— begin Material for the task —

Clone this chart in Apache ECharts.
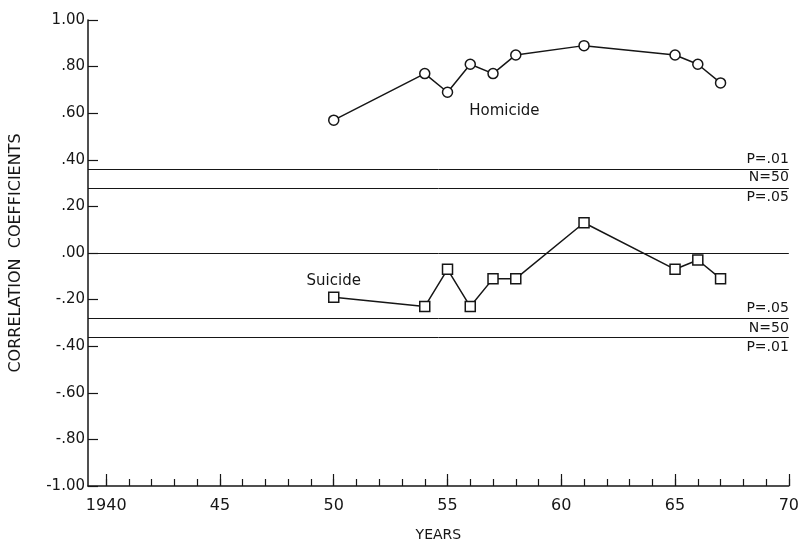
<!DOCTYPE html>
<html>
<head>
<meta charset="utf-8">
<script src="https://cdn.jsdelivr.net/npm/echarts@6/dist/echarts.min.js"></script>
<style>html,body{margin:0;padding:0;background:#fff}#c{width:802px;height:547px}</style>
</head>
<body>
<div id="c"></div>
<script>
const years = [1950, 1954, 1955, 1956, 1957, 1958, 1961, 1965, 1966, 1967];
const homicide = [0.57, 0.77, 0.69, 0.81, 0.77, 0.85, 0.89, 0.85, 0.81, 0.73];
const suicide = [-0.19, -0.23, -0.07, -0.23, -0.11, -0.11, 0.13, -0.07, -0.03, -0.11];
const yearTicks = [1940,1941,1942,1943,1944,1945,1946,1947,1948,1949,1950,1951,1952,1953,1954,1955,1956,1957,1958,1959,1960,1961,1962,1963,1964,1965,1966,1967,1968,1969,1970];
const yearLabels = [1940, 1945, 1950, 1955, 1960, 1965, 1970];
const sigLines = [
  {value: 0.36, text: 'P=.01', pos: 'insideEndTop'},
  {value: 0.28, text: 'N=50', pos: 'insideEndTop'},
  {value: 0.28, text: 'P=.05', pos: 'insideEndBottom', hidden: true},
  {value: 0.00, text: '', pos: 'insideEndTop'},
  {value: -0.28, text: 'P=.05', pos: 'insideEndTop'},
  {value: -0.28, text: 'N=50', pos: 'insideEndBottom', hidden: true},
  {value: -0.36, text: 'P=.01', pos: 'insideEndBottom'}
];
const seriesLabels = [
  {text: 'Homicide', at: [1957.5, 0.61]},
  {text: 'Suicide', at: [1950.0, -0.12]}
];

const ink = '#161616';
const font = 'DejaVu Sans';
const chart = echarts.init(document.getElementById('c'), null, {renderer: 'canvas'});

const option = {
  backgroundColor: '#ffffff',
  animation: false,
  grid: {left: 85, right: 13, top: 20, bottom: 55},
  xAxis: [
    {
      type: 'value', min: 1939.2, max: 1970, position: 'bottom',
      axisLine: {show: true, onZero: false, lineStyle: {color: ink, width: 1.5}},
      axisTick: {show: true, inside: true, length: 7, customValues: yearTicks, lineStyle: {color: ink, width: 1.2}},
      axisLabel: {show: false},
      splitLine: {show: false},
      name: 'YEARS', nameLocation: 'middle', nameGap: 42,
      nameTextStyle: {fontFamily: font, fontSize: 14, color: ink}
    },
    {
      type: 'value', min: 1939.2, max: 1970, position: 'bottom',
      axisLine: {show: false, onZero: false},
      axisTick: {show: true, inside: true, length: 12, customValues: yearLabels, lineStyle: {color: ink, width: 1.2}},
      axisLabel: {show: true, customValues: yearLabels, margin: 12, fontFamily: font, fontSize: 16, color: ink,
        formatter: v => (Math.round(v) === 1940 ? '1940' : String(Math.round(v) % 100))},
      splitLine: {show: false}
    }
  ],
  yAxis: {
    type: 'value', min: -1, max: 1, interval: 0.2,
    axisLine: {show: true, onZero: false, lineStyle: {color: ink, width: 1.5}},
    axisTick: {show: true, inside: true, length: 10, lineStyle: {color: ink, width: 1.2}},
    axisLabel: {margin: 3, fontFamily: font, fontSize: 15, color: ink,
      formatter: v => {
        const r = Math.round(v * 100) / 100;
        const s = Math.abs(r).toFixed(2).replace(/^0/, '');
        return (r < 0 ? '-' : '') + s;
      }},
    splitLine: {show: false},
    name: 'CORRELATION  COEFFICIENTS', nameLocation: 'middle', nameGap: 64,
    nameTextStyle: {fontFamily: font, fontSize: 16, color: ink}
  },
  series: [
    {
      name: 'Homicide', type: 'line', xAxisIndex: 0,
      data: years.map((y, i) => [y, homicide[i]]),
      symbol: 'circle', symbolSize: 10, showAllSymbol: true,
      lineStyle: {color: ink, width: 1.5},
      itemStyle: {color: '#fff', borderColor: ink, borderWidth: 1.5},
      z: 5
    },
    {
      name: 'Suicide', type: 'line', xAxisIndex: 0,
      data: years.map((y, i) => [y, suicide[i]]),
      symbol: 'rect', symbolSize: 10, showAllSymbol: true,
      lineStyle: {color: ink, width: 1.5},
      itemStyle: {color: '#fff', borderColor: ink, borderWidth: 1.5},
      z: 5,
      markLine: {
        silent: true, symbol: ['none', 'none'], animation: false,
        data: sigLines.map(l => ({
          yAxis: l.value,
          lineStyle: {color: l.hidden ? 'rgba(0,0,0,0)' : ink, width: 1, type: 'solid'},
          label: {show: l.text !== '', formatter: l.text, position: l.pos, distance: [0, 3],
            fontFamily: font, fontSize: 14, color: ink, opacity: 1}
        }))
      }
    }
  ]
};
chart.setOption(option);

chart.setOption({
  graphic: seriesLabels.map(s => {
    const p = chart.convertToPixel({xAxisIndex: 0, yAxisIndex: 0}, s.at);
    return {type: 'text', x: p[0], y: p[1], style: {text: s.text, fontFamily: font, fontSize: 15, fill: ink, align: 'center', verticalAlign: 'middle'}};
  })
});
</script>
</body>
</html>
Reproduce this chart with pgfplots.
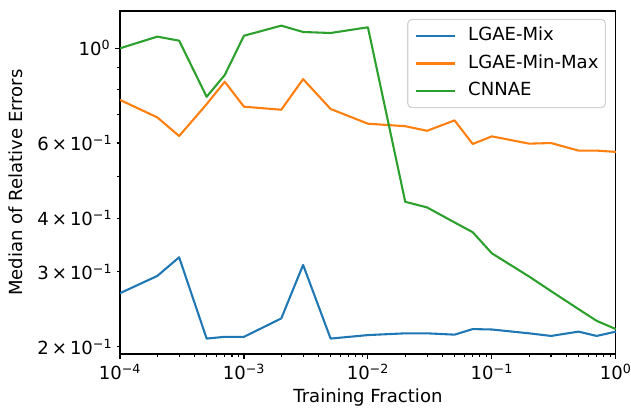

— end Material for the task —

▸ Exercise goal: Retype the data above exactly; pictures are not part of the copy.

▸ Final result:
Clone this chart in Apache ECharts.
<!DOCTYPE html>
<html>
<head>
<meta charset="utf-8">
<script src="https://cdn.jsdelivr.net/npm/echarts@6/dist/echarts.min.js"></script>
<style>html,body{margin:0;padding:0;background:#fff}#c{width:802px;height:547px}</style>
</head>
<body>
<div id="c"></div>
<script>
const years = [1950, 1954, 1955, 1956, 1957, 1958, 1961, 1965, 1966, 1967];
const homicide = [0.57, 0.77, 0.69, 0.81, 0.77, 0.85, 0.89, 0.85, 0.81, 0.73];
const suicide = [-0.19, -0.23, -0.07, -0.23, -0.11, -0.11, 0.13, -0.07, -0.03, -0.11];
const yearTicks = [1940,1941,1942,1943,1944,1945,1946,1947,1948,1949,1950,1951,1952,1953,1954,1955,1956,1957,1958,1959,1960,1961,1962,1963,1964,1965,1966,1967,1968,1969,1970];
const yearLabels = [1940, 1945, 1950, 1955, 1960, 1965, 1970];
const sigLines = [
  {value: 0.36, text: 'P=.01', pos: 'insideEndTop'},
  {value: 0.28, text: 'N=50', pos: 'insideEndTop'},
  {value: 0.28, text: 'P=.05', pos: 'insideEndBottom', hidden: true},
  {value: 0.00, text: '', pos: 'insideEndTop'},
  {value: -0.28, text: 'P=.05', pos: 'insideEndTop'},
  {value: -0.28, text: 'N=50', pos: 'insideEndBottom', hidden: true},
  {value: -0.36, text: 'P=.01', pos: 'insideEndBottom'}
];
const seriesLabels = [
  {text: 'Homicide', at: [1957.5, 0.61]},
  {text: 'Suicide', at: [1950.0, -0.12]}
];

const ink = '#161616';
const font = 'DejaVu Sans';
const chart = echarts.init(document.getElementById('c'), null, {renderer: 'canvas'});

const option = {
  backgroundColor: '#ffffff',
  animation: false,
  grid: {left: 85, right: 13, top: 20, bottom: 55},
  xAxis: [
    {
      type: 'value', min: 1939.2, max: 1970, position: 'bottom',
      axisLine: {show: true, onZero: false, lineStyle: {color: ink, width: 1.5}},
      axisTick: {show: true, inside: true, length: 7, customValues: yearTicks, lineStyle: {color: ink, width: 1.2}},
      axisLabel: {show: false},
      splitLine: {show: false},
      name: 'YEARS', nameLocation: 'middle', nameGap: 42,
      nameTextStyle: {fontFamily: font, fontSize: 14, color: ink}
    },
    {
      type: 'value', min: 1939.2, max: 1970, position: 'bottom',
      axisLine: {show: false, onZero: false},
      axisTick: {show: true, inside: true, length: 12, customValues: yearLabels, lineStyle: {color: ink, width: 1.2}},
      axisLabel: {show: true, customValues: yearLabels, margin: 12, fontFamily: font, fontSize: 16, color: ink,
        formatter: v => (Math.round(v) === 1940 ? '1940' : String(Math.round(v) % 100))},
      splitLine: {show: false}
    }
  ],
  yAxis: {
    type: 'value', min: -1, max: 1, interval: 0.2,
    axisLine: {show: true, onZero: false, lineStyle: {color: ink, width: 1.5}},
    axisTick: {show: true, inside: true, length: 10, lineStyle: {color: ink, width: 1.2}},
    axisLabel: {margin: 3, fontFamily: font, fontSize: 15, color: ink,
      formatter: v => {
        const r = Math.round(v * 100) / 100;
        const s = Math.abs(r).toFixed(2).replace(/^0/, '');
        return (r < 0 ? '-' : '') + s;
      }},
    splitLine: {show: false},
    name: 'CORRELATION  COEFFICIENTS', nameLocation: 'middle', nameGap: 64,
    nameTextStyle: {fontFamily: font, fontSize: 16, color: ink}
  },
  series: [
    {
      name: 'Homicide', type: 'line', xAxisIndex: 0,
      data: years.map((y, i) => [y, homicide[i]]),
      symbol: 'circle', symbolSize: 10, showAllSymbol: true,
      lineStyle: {color: ink, width: 1.5},
      itemStyle: {color: '#fff', borderColor: ink, borderWidth: 1.5},
      z: 5
    },
    {
      name: 'Suicide', type: 'line', xAxisIndex: 0,
      data: years.map((y, i) => [y, suicide[i]]),
      symbol: 'rect', symbolSize: 10, showAllSymbol: true,
      lineStyle: {color: ink, width: 1.5},
      itemStyle: {color: '#fff', borderColor: ink, borderWidth: 1.5},
      z: 5,
      markLine: {
        silent: true, symbol: ['none', 'none'], animation: false,
        data: sigLines.map(l => ({
          yAxis: l.value,
          lineStyle: {color: l.hidden ? 'rgba(0,0,0,0)' : ink, width: 1, type: 'solid'},
          label: {show: l.text !== '', formatter: l.text, position: l.pos, distance: [0, 3],
            fontFamily: font, fontSize: 14, color: ink, opacity: 1}
        }))
      }
    }
  ]
};
chart.setOption(option);

chart.setOption({
  graphic: seriesLabels.map(s => {
    const p = chart.convertToPixel({xAxisIndex: 0, yAxisIndex: 0}, s.at);
    return {type: 'text', x: p[0], y: p[1], style: {text: s.text, fontFamily: font, fontSize: 15, fill: ink, align: 'center', verticalAlign: 'middle'}};
  })
});
</script>
</body>
</html>
Reproduce this chart with pgfplots.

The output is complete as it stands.